◆ **To do**
Only lines holding the string "with" are wanted; copy each one from the material.

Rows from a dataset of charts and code
- - -

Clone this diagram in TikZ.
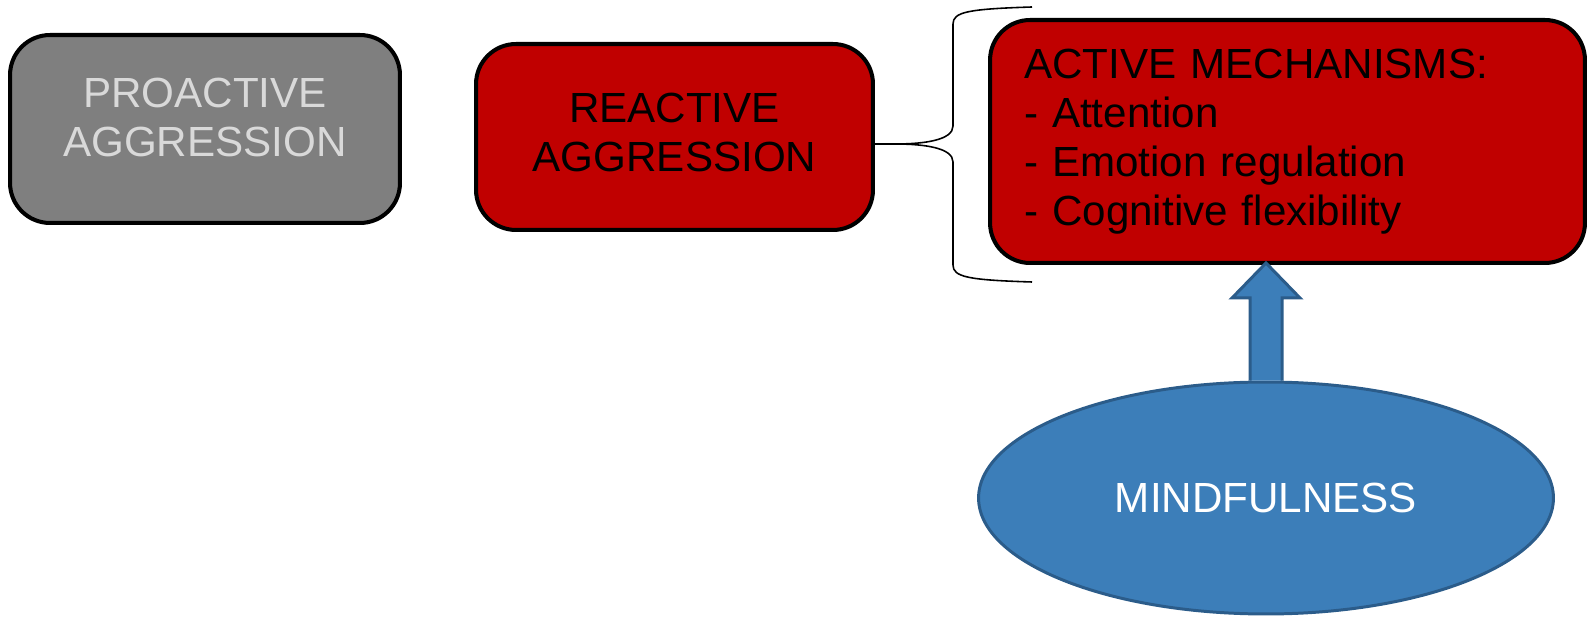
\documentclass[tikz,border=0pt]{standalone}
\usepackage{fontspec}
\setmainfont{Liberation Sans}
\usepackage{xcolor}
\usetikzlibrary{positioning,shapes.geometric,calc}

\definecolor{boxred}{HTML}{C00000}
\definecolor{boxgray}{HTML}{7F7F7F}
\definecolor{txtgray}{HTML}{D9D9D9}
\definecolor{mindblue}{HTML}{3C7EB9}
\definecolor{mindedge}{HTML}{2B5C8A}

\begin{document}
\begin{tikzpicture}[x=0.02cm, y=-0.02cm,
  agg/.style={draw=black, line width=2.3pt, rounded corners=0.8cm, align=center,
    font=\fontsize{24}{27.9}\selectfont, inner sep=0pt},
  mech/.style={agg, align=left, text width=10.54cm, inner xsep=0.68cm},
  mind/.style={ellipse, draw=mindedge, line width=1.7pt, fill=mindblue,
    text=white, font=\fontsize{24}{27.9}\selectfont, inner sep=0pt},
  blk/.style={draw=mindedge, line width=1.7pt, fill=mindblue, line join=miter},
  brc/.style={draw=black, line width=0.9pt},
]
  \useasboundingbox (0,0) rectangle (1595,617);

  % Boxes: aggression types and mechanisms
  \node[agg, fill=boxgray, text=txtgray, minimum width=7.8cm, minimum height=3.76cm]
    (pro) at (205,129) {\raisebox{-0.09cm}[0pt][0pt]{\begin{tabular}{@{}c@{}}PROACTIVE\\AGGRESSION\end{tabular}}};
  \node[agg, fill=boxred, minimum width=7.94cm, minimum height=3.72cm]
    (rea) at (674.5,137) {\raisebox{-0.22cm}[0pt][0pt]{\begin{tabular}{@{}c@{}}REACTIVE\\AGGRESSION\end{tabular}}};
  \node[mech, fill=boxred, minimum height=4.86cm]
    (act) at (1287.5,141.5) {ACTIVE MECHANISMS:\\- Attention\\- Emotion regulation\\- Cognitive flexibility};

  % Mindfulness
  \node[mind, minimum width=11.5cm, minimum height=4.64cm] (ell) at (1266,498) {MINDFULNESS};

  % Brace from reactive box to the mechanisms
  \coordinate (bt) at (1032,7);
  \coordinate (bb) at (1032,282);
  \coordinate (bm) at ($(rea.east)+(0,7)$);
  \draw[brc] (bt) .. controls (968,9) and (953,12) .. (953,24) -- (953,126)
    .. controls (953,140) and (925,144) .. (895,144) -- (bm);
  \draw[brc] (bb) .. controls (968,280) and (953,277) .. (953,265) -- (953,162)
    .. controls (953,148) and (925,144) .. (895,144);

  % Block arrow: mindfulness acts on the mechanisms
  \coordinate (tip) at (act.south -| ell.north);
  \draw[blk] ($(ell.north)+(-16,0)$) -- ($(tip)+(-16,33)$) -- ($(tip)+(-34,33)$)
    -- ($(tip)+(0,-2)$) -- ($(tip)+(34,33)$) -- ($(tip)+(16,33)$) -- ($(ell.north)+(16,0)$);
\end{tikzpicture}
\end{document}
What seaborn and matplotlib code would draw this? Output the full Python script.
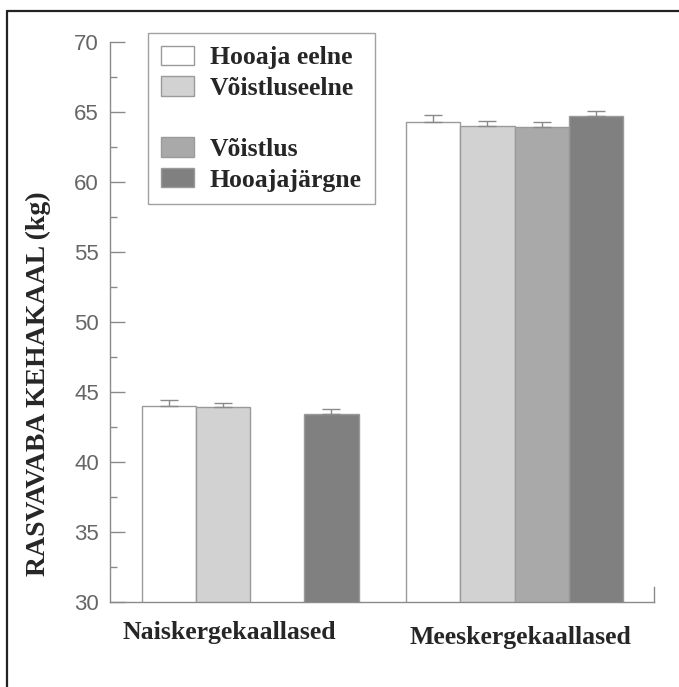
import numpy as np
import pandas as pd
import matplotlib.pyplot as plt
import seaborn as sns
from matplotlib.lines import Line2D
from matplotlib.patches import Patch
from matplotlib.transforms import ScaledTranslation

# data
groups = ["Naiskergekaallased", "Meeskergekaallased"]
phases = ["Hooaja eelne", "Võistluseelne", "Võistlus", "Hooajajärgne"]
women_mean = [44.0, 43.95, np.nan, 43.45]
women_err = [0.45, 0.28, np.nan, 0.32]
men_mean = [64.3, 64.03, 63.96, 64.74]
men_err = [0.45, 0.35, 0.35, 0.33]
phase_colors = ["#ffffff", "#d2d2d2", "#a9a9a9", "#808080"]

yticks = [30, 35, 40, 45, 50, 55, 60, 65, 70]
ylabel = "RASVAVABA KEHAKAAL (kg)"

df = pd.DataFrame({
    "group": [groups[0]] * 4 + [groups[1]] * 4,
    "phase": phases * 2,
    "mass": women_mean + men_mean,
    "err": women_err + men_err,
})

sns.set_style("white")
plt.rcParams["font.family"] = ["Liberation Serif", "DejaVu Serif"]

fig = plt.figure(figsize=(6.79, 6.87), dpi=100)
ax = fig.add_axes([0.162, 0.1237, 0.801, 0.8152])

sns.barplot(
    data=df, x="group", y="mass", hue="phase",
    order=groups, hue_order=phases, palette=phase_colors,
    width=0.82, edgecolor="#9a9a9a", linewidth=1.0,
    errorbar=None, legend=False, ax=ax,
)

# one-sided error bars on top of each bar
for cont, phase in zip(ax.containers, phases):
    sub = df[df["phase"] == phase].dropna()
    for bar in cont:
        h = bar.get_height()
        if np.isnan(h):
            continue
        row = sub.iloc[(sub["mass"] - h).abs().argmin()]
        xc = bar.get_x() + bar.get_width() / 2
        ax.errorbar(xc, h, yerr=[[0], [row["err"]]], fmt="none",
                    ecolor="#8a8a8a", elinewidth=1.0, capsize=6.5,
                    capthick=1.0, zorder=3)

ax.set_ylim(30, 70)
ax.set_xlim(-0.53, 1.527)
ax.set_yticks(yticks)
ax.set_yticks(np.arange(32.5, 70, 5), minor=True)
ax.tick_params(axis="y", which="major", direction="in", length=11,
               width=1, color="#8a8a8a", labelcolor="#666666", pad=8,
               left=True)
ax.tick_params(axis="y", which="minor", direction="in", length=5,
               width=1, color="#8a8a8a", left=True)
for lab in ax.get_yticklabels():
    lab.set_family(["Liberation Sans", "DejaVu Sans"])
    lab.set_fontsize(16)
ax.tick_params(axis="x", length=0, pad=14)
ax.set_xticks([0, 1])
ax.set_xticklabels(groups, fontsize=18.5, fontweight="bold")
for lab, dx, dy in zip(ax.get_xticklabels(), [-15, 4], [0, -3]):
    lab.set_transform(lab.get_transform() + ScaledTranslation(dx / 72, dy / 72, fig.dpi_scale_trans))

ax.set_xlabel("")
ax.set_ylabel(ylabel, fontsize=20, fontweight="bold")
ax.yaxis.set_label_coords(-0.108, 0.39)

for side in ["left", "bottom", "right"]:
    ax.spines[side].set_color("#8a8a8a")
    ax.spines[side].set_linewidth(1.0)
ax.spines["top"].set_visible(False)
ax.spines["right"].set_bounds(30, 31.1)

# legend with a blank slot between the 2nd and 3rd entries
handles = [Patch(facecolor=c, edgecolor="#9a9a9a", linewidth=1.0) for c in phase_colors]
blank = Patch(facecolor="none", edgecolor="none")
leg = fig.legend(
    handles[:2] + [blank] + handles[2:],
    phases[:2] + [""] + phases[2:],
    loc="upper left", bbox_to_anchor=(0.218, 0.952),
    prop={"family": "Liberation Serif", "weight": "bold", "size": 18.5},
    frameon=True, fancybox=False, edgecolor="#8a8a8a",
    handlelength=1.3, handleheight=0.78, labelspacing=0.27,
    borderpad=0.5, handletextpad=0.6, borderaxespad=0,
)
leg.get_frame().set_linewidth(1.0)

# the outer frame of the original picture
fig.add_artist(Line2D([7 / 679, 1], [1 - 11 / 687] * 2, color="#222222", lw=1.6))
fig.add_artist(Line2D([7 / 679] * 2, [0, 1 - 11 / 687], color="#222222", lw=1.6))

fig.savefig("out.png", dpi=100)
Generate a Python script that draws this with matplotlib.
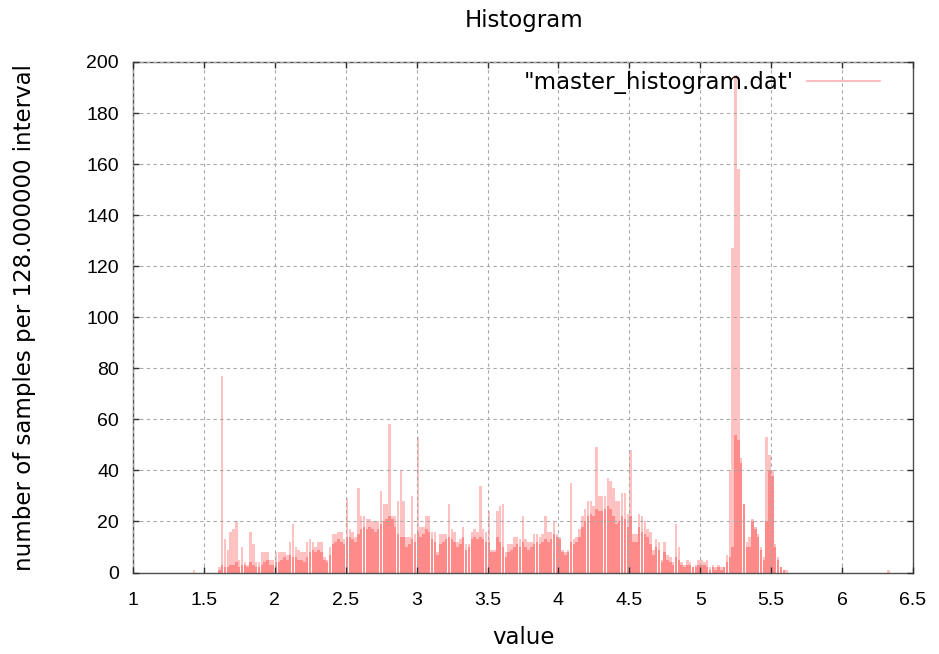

- - -

◆ **Task solution**
# legend with a blank slot between the 2nd and 3rd entries
Generate a Python script that draws this with matplotlib.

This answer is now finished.